GIVEN REQUEST: Copy exactly, and only, the lines starting at the line with "Rebuild this chart" and ending at the line with "(30,18) rectangle (922,511);". Leave every picture out of the copy.

Stored data entries:
# # #

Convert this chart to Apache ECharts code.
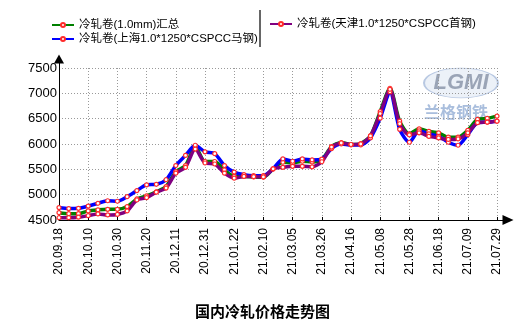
<!DOCTYPE html>
<html><head><meta charset="utf-8">
<script src="https://cdn.jsdelivr.net/npm/echarts@6/dist/echarts.min.js"></script>
<style>html,body{margin:0;padding:0;background:#fff}#c{width:525px;height:326px}</style>
</head><body><div id="c"></div>
<script>
const dates = ['20.09.18','20.09.25','20.09.30','20.10.10','20.10.16','20.10.23','20.10.30','20.11.06','20.11.13','20.11.20','20.11.27','20.12.04','20.12.11','20.12.18','20.12.25','20.12.31','21.01.08','21.01.15','21.01.22','21.01.29','21.02.05','21.02.10','21.02.19','21.02.26','21.03.05','21.03.12','21.03.19','21.03.26','21.04.02','21.04.09','21.04.16','21.04.23','21.04.30','21.05.08','21.05.14','21.05.21','21.05.28','21.06.04','21.06.11','21.06.18','21.06.25','21.07.02','21.07.09','21.07.16','21.07.23','21.07.29'];
const seriesNames = ['冷轧卷(1.0mm)汇总','冷轧卷(上海1.0*1250*CSPCC马钢)','冷轧卷(天津1.0*1250*CSPCC首钢)'];
const totalAvg = [4645,4625,4625,4680,4700,4710,4710,4765,4915,4975,5055,5160,5455,5575,5955,5655,5655,5490,5360,5360,5350,5345,5510,5640,5625,5660,5645,5690,5950,6030,5990,6010,6160,6640,7100,6450,6200,6300,6250,6220,6135,6135,6270,6485,6505,6550];
const shanghai = [4745,4725,4730,4775,4830,4880,4870,4960,5080,5195,5205,5295,5575,5775,5975,5845,5810,5575,5445,5395,5375,5375,5510,5705,5660,5705,5685,5700,5910,6000,5980,5980,6120,6510,7030,6290,6035,6260,6200,6150,6035,5975,6185,6420,6430,6450];
const tianjin = [4545,4545,4555,4585,4620,4600,4610,4680,4895,4940,5050,5130,5425,5540,5900,5625,5605,5425,5325,5360,5355,5350,5510,5540,5560,5560,5550,5650,5940,6020,5990,6000,6160,6600,7080,6400,6180,6220,6150,6120,6090,6100,6220,6420,6430,6450];
const yMin = 4500, yMax = 7500, yStep = 500;
const titleText = '国内冷轧价格走势图';

const colors = ['#008000','#0000ff','#800080'];
const font = '"Liberation Sans", Arial, "Noto Sans CJK SC", sans-serif';
function mk(name, data, color) {
  return {
    name: name, type: 'line', data: data, smooth: 0.25,
    symbol: 'circle', symbolSize: 4, showSymbol: true,
    lineStyle: { color: color, width: 3.5 },
    itemStyle: { color: '#fff', borderColor: '#ff2a2a', borderWidth: 1.2 },
    emphasis: { disabled: true }
  };
}
const chart = echarts.init(document.getElementById('c'), null, { renderer: 'canvas' });
chart.setOption({
  animation: false,
  backgroundColor: '#fff',
  textStyle: { fontFamily: font },
  title: { text: titleText, left: 'center', top: 299, textStyle: { fontSize: 15, fontWeight: 'bold', color: '#000', fontFamily: '"Noto Sans CJK SC", sans-serif' } },
  legend: [
    { data: [seriesNames[0], seriesNames[1]], orient: 'vertical', left: 46, top: 13, itemWidth: 22, itemHeight: 5, itemGap: 0,
      textStyle: { fontSize: 11.5, color: '#000', fontFamily: font, lineHeight: 14 } },
    { data: [seriesNames[2]], orient: 'vertical', left: 264, top: 12, itemWidth: 22, itemHeight: 5, itemGap: 0,
      textStyle: { fontSize: 11.5, color: '#000', fontFamily: font, lineHeight: 14 } }
  ],
  grid: { left: 59, right: 28, top: 68, bottom: 106, containLabel: false },
  xAxis: {
    type: 'category', data: dates, boundaryGap: false,
    axisLine: { lineStyle: { color: '#000', width: 1 }, symbol: ['none', 'triangle'], symbolSize: [10, 11], symbolOffset: [0, 11] },
    axisTick: { show: true, inside: true, length: 3, interval: 2, lineStyle: { color: '#000' } },
    axisLabel: { interval: 2, rotate: 90, fontSize: 12, color: '#000', margin: 8, fontFamily: font },
    splitLine: { show: true, interval: 2, lineStyle: { color: '#999', type: [1, 2], width: 1 } }
  },
  yAxis: {
    type: 'value', min: yMin, max: yMax, interval: yStep,
    axisLine: { show: true, lineStyle: { color: '#000', width: 1 }, symbol: ['none', 'triangle'], symbolSize: [10, 9], symbolOffset: [0, 9] },
    axisTick: { show: false },
    axisLabel: { fontSize: 13, color: '#000', margin: 2, fontFamily: font, formatter: function (v) { return String(v); } },
    splitLine: { show: true, lineStyle: { color: '#999', type: [1, 2], width: 1 } }
  },
  graphic: [
    { type: 'line', shape: { x1: 260, y1: 10, x2: 260, y2: 47 }, style: { stroke: '#333', lineWidth: 1.5 }, silent: true },
    { type: 'line', shape: { x1: 497, y1: 220.5, x2: 504, y2: 220.5 }, style: { stroke: '#000', lineWidth: 1 }, silent: true },
    { type: 'line', shape: { x1: 59.5, y1: 68, x2: 59.5, y2: 62 }, style: { stroke: '#000', lineWidth: 1 }, silent: true },
    { type: 'circle', shape: { cx: 0, cy: 0, r: 37 }, x: 461, y: 83, scaleX: 1, scaleY: 0.4, style: { fill: 'rgba(200,215,235,0.35)', stroke: '#b8c8e2', lineWidth: 2 }, silent: true, z: 0 },
    { type: 'text', x: 461, y: 83, style: { text: 'LGMI', fill: '#9aa4b6', font: 'italic bold 22px "Liberation Sans", Arial', align: 'center', verticalAlign: 'middle' }, silent: true, z: 0 },
    { type: 'text', x: 456, y: 112, style: { text: '兰格钢铁', fill: '#a9bedd', font: 'bold 16px "Noto Sans CJK SC"', align: 'center', verticalAlign: 'middle' }, silent: true, z: 0 }
  ],
  series: [
    mk(seriesNames[0], totalAvg, colors[0]),
    mk(seriesNames[1], shanghai, colors[1]),
    mk(seriesNames[2], tianjin, colors[2])
  ]
});
</script></body></html>
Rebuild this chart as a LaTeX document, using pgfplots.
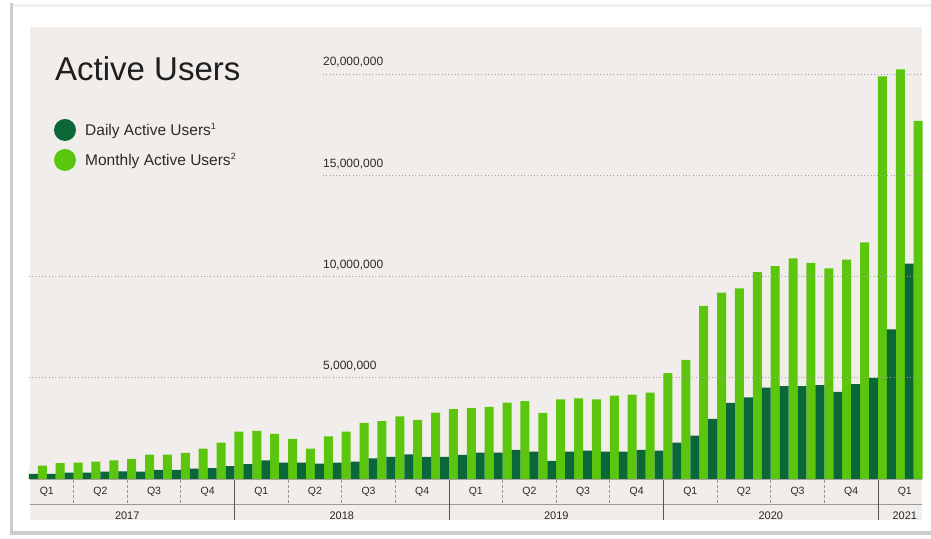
\documentclass[border=0pt]{standalone}
\usepackage{pgfplots}
\pgfplotsset{compat=1.18}
\usepackage{pgfplotstable}
\usepackage{fontspec}
\setmainfont{Liberation Sans}
\definecolor{bg}{HTML}{F1EDEA}
\definecolor{dau}{HTML}{0B6638}
\definecolor{mau}{HTML}{5CC60E}
\definecolor{txt}{HTML}{2A2A2A}
\definecolor{gridc}{HTML}{A39F9B}
\definecolor{sepc}{HTML}{555555}

% values in millions; m = month index (0 = Jan 2017)
\pgfplotstableread{
m mau dau
0 0.58 0.25
1 0.66 0.25
2 0.78 0.31
3 0.81 0.31
4 0.86 0.36
5 0.92 0.38
6 0.99 0.36
7 1.20 0.45
8 1.20 0.45
9 1.29 0.51
10 1.50 0.54
11 1.80 0.64
12 2.34 0.74
13 2.38 0.92
14 2.23 0.81
15 1.98 0.81
16 1.50 0.76
17 2.11 0.81
18 2.34 0.86
19 2.77 1.02
20 2.86 1.10
21 3.10 1.22
22 2.92 1.10
23 3.28 1.10
24 3.46 1.19
25 3.51 1.30
26 3.56 1.30
27 3.78 1.44
28 3.85 1.35
29 3.27 0.89
30 3.94 1.35
31 3.98 1.40
32 3.94 1.35
33 4.12 1.35
34 4.17 1.44
35 4.27 1.40
36 5.23 1.80
37 5.89 2.14
38 8.56 2.97
39 9.22 3.76
40 9.42 4.04
41 10.23 4.52
42 10.53 4.59
43 10.91 4.59
44 10.69 4.64
45 10.41 4.31
46 10.84 4.69
47 11.70 5.00
48 19.90 7.40
49 20.25 10.65
50 17.70 nan
}\users

\begin{document}
\begin{tikzpicture}[x=1pt,y=1pt]
\useasboundingbox (0,0) rectangle (931,538);
\fill[white] (0,0) rectangle (931,538);
\fill[gray!40] (10,3) rectangle (13,535);
\fill[gray!40] (10,3) rectangle (931,7);
\fill[gray!12] (13,531) rectangle (931,534);
\fill[bg] (30,18) rectangle (922,511);

% title and legend
\node[anchor=base west, inner sep=0, text=black!88, font=\fontsize{33}{38}\selectfont] at (55,457) {Active Users};
\fill[dau] (65,408) circle (11);
\fill[mau] (65,378) circle (11);
\node[anchor=base west, inner sep=0, text=txt, font=\fontsize{15.5}{18}\selectfont] at (85,402) {Daily Active Users\raisebox{0.45em}{\fontsize{9}{10}\selectfont 1}};
\node[anchor=base west, inner sep=0, text=txt, font=\fontsize{15.5}{18}\selectfont] at (85,372) {Monthly Active Users\raisebox{0.45em}{\fontsize{9}{10}\selectfont 2}};

\begin{axis}[at={(28.9pt,59pt)}, anchor=south west, scale only axis,
  width=893.75pt, height=445pt, xmin=0.5, xmax=50.5, ymin=0, ymax=22,
  hide axis, ybar, bar width=0.5, bar shift=0pt]
\addplot[fill=mau, draw=none] table[x expr=\thisrow{m}+0.25, y=mau]{\users};
\addplot[fill=dau, draw=none] table[x expr=\thisrow{m}+0.75, y=dau]{\users};
\draw[gridc, line width=0.9pt, dash pattern=on 0.9pt off 2.4pt] (axis cs:0.5,5) -- (axis cs:50.5,5);
\draw[gridc, line width=0.9pt, dash pattern=on 0.9pt off 2.4pt] (axis cs:0.5,10) -- (axis cs:50.5,10);
\draw[gridc, line width=0.9pt, dash pattern=on 0.9pt off 2.4pt] (axis cs:16.95,15) -- (axis cs:50.5,15);
\draw[gridc, line width=0.9pt, dash pattern=on 0.9pt off 2.4pt] (axis cs:16.95,20) -- (axis cs:50.5,20);
\node[anchor=base west, inner sep=0, yshift=8.5pt, text=txt, font=\fontsize{12}{13}\selectfont] at (axis cs:16.95,20) {20,000,000};
\node[anchor=base west, inner sep=0, yshift=8.5pt, text=txt, font=\fontsize{12}{13}\selectfont] at (axis cs:16.95,15) {15,000,000};
\node[anchor=base west, inner sep=0, yshift=8.5pt, text=txt, font=\fontsize{12}{13}\selectfont] at (axis cs:16.95,10) {10,000,000};
\node[anchor=base west, inner sep=0, yshift=8.5pt, text=txt, font=\fontsize{12}{13}\selectfont] at (axis cs:16.95,5) {5,000,000};
\end{axis}

% category rows below the bars
\draw[gray!70, line width=0.6pt] (30,59) -- (922,59);
\draw[gray!80, line width=0.8pt] (30,34) -- (922,34);
\foreach \k in {1,2,3,5,6,7,9,10,11,13,14,15} {
  \pgfmathsetmacro\xx{20+17.875*3*\k}
  \draw[gray!85, line width=0.8pt, dash pattern=on 2.5pt off 2.5pt] (\xx,58) -- (\xx,34);
}
\foreach \k in {4,8,12,16} {
  \pgfmathsetmacro\xx{20+17.875*3*\k}
  \draw[sepc, line width=0.9pt] (\xx,58) -- (\xx,18);
}
\foreach \j in {0,1,2,3} {
  \foreach \q/\lab in {0/Q1,1/Q2,2/Q3,3/Q4} {
    \pgfmathsetmacro\xx{20+17.875*(12*\j+3*\q+1.5)}
    \node[text=txt, font=\fontsize{10.5}{12}\selectfont] at (\xx,46) {\lab};
  }
}
\node[text=txt, font=\fontsize{10.5}{12}\selectfont] at ({20+17.875*49.5},46) {Q1};
\foreach \j/\yr in {0/2017,1/2018,2/2019,3/2020} {
  \pgfmathsetmacro\xx{20+17.875*(12*\j+6)}
  \node[text=txt, font=\fontsize{11}{12}\selectfont] at (\xx,22) {\yr};
}
\node[text=txt, font=\fontsize{11}{12}\selectfont] at ({20+17.875*49.5},22) {2021};
\end{tikzpicture}
\end{document}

# # #

ANSWER FOR THIS EXERCISE:
Rebuild this chart as a LaTeX document, using pgfplots.
\documentclass[border=0pt]{standalone}
\usepackage{pgfplots}
\pgfplotsset{compat=1.18}
\usepackage{pgfplotstable}
\usepackage{fontspec}
\setmainfont{Liberation Sans}
\definecolor{bg}{HTML}{F1EDEA}
\definecolor{dau}{HTML}{0B6638}
\definecolor{mau}{HTML}{5CC60E}
\definecolor{txt}{HTML}{2A2A2A}
\definecolor{gridc}{HTML}{A39F9B}
\definecolor{sepc}{HTML}{555555}

% values in millions; m = month index (0 = Jan 2017)
\pgfplotstableread{
m mau dau
0 0.58 0.25
1 0.66 0.25
2 0.78 0.31
3 0.81 0.31
4 0.86 0.36
5 0.92 0.38
6 0.99 0.36
7 1.20 0.45
8 1.20 0.45
9 1.29 0.51
10 1.50 0.54
11 1.80 0.64
12 2.34 0.74
13 2.38 0.92
14 2.23 0.81
15 1.98 0.81
16 1.50 0.76
17 2.11 0.81
18 2.34 0.86
19 2.77 1.02
20 2.86 1.10
21 3.10 1.22
22 2.92 1.10
23 3.28 1.10
24 3.46 1.19
25 3.51 1.30
26 3.56 1.30
27 3.78 1.44
28 3.85 1.35
29 3.27 0.89
30 3.94 1.35
31 3.98 1.40
32 3.94 1.35
33 4.12 1.35
34 4.17 1.44
35 4.27 1.40
36 5.23 1.80
37 5.89 2.14
38 8.56 2.97
39 9.22 3.76
40 9.42 4.04
41 10.23 4.52
42 10.53 4.59
43 10.91 4.59
44 10.69 4.64
45 10.41 4.31
46 10.84 4.69
47 11.70 5.00
48 19.90 7.40
49 20.25 10.65
50 17.70 nan
}\users

\begin{document}
\begin{tikzpicture}[x=1pt,y=1pt]
\useasboundingbox (0,0) rectangle (931,538);
\fill[white] (0,0) rectangle (931,538);
\fill[gray!40] (10,3) rectangle (13,535);
\fill[gray!40] (10,3) rectangle (931,7);
\fill[gray!12] (13,531) rectangle (931,534);
\fill[bg] (30,18) rectangle (922,511);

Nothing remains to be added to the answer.